Of the 6,000 languages spoken on earth, French is "only" the ninth most spoken (just behind Bengali and Portuguese). It is, however, an official language in 33 countries, more than any other tongue save English (with 45). A points system established by the linguistic historian George Weber, based on the number of speakers and commercial, social and literary prestige, places French second to English as the world's most influential language.

French is an indispensable African language, the third North American language, a Caribbean language and an Oceanic language. A greater proportion of Africans speak French now than in colonial times; 13 of the 27 countries in the EU are members of La Francophonie, the loose and much-derided association of French-speaking or French-inclined nations. Despite their support for La Francophonie, the French are wilfully ignorant of the strength and liveliness of the francophone world outside France, the authors complain. France is guilty, they say, of a mixture of defeatism and hypocrisy.

An unnecessary fuss is made when English words enter the French language: my recent favourite is les people, which is the French for "celebs". One celeb is un people. At the same time, French businesses are permitted to give silly English-sounding names to products to appear "modern" and "cool". In 2007, a typical Parisian shops at Leader Price, eats Speed Rabbit Pizzas and connects with the internet through a Live Box, provided by Wanadoo.

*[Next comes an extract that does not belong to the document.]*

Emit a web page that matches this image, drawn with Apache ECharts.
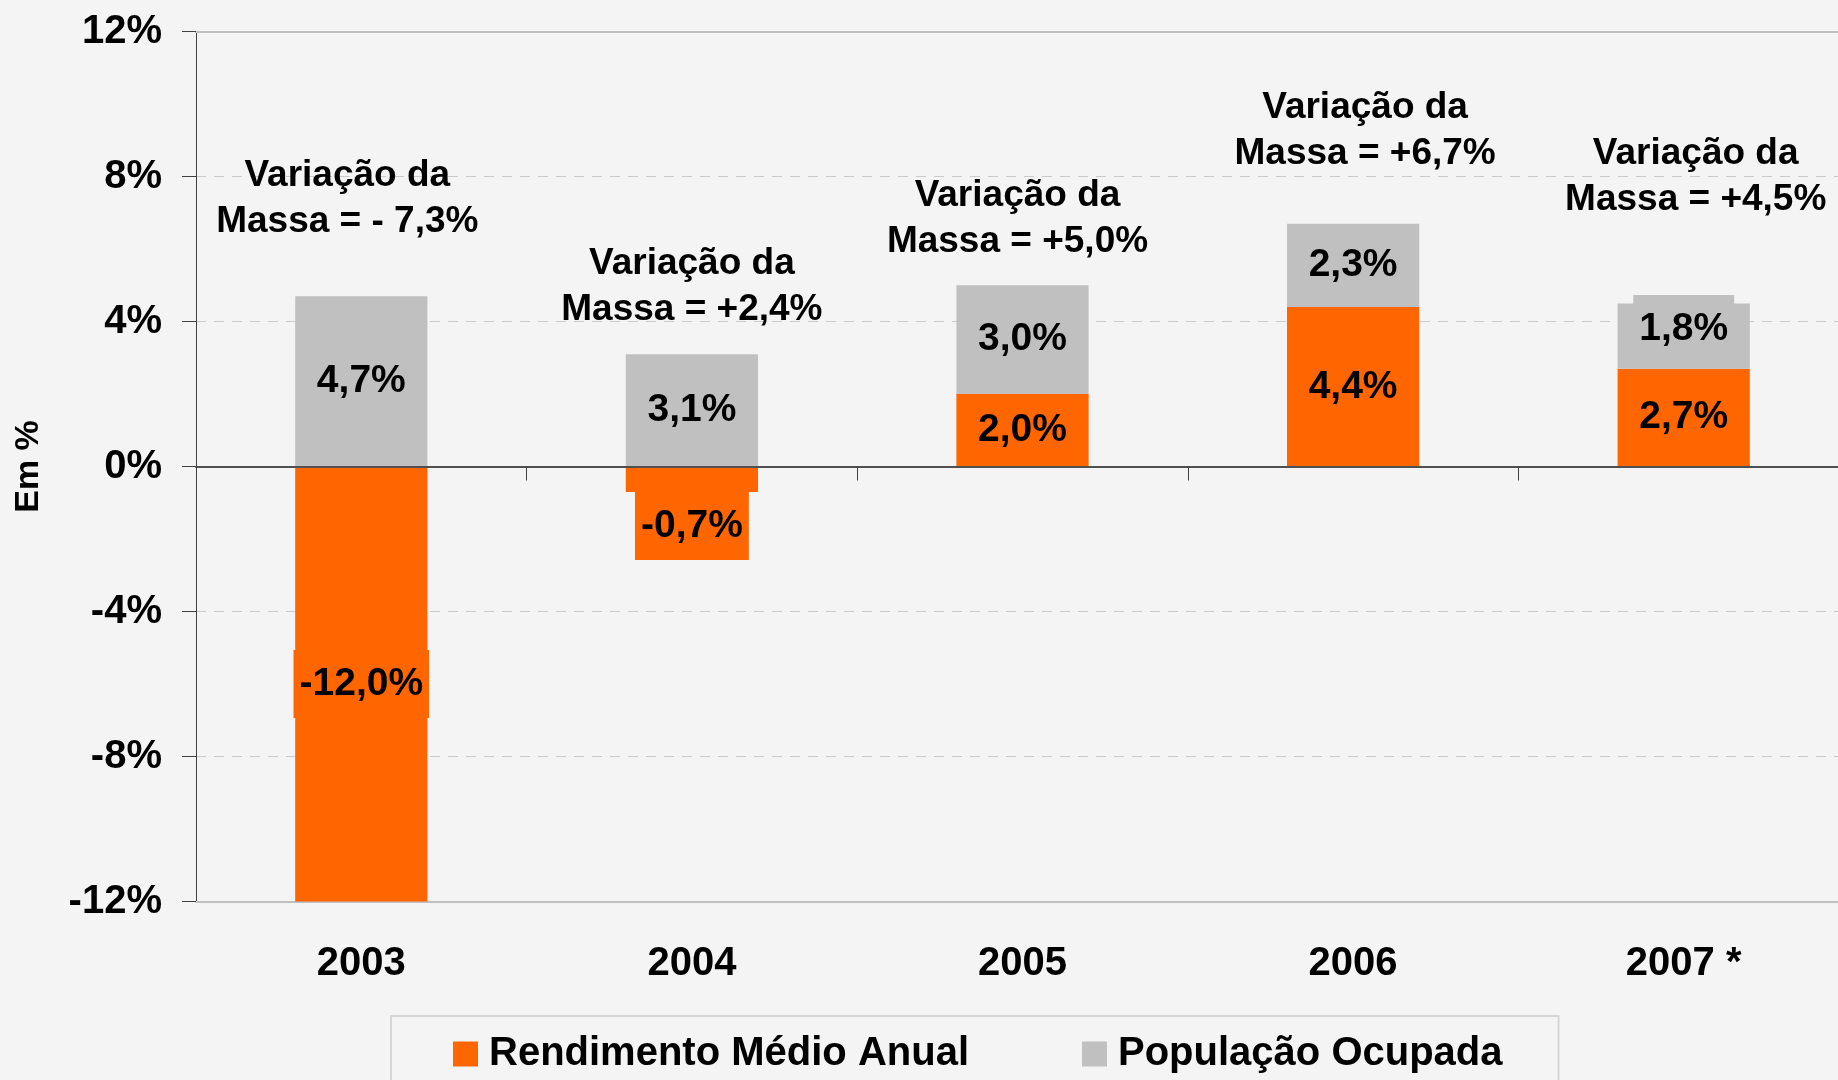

France risks missing a "fantastic opportunity", the authors suggest, just as when it abandoned its own American empire. The global advance of English is already generating a cultural backlash. There is no reason why modernity should have only one language in which to express itself. With a little more self-confidence, French could lead the way. It could offer a global alternative to English and become a standard-bearer for defending language diversity in general. Peut-être.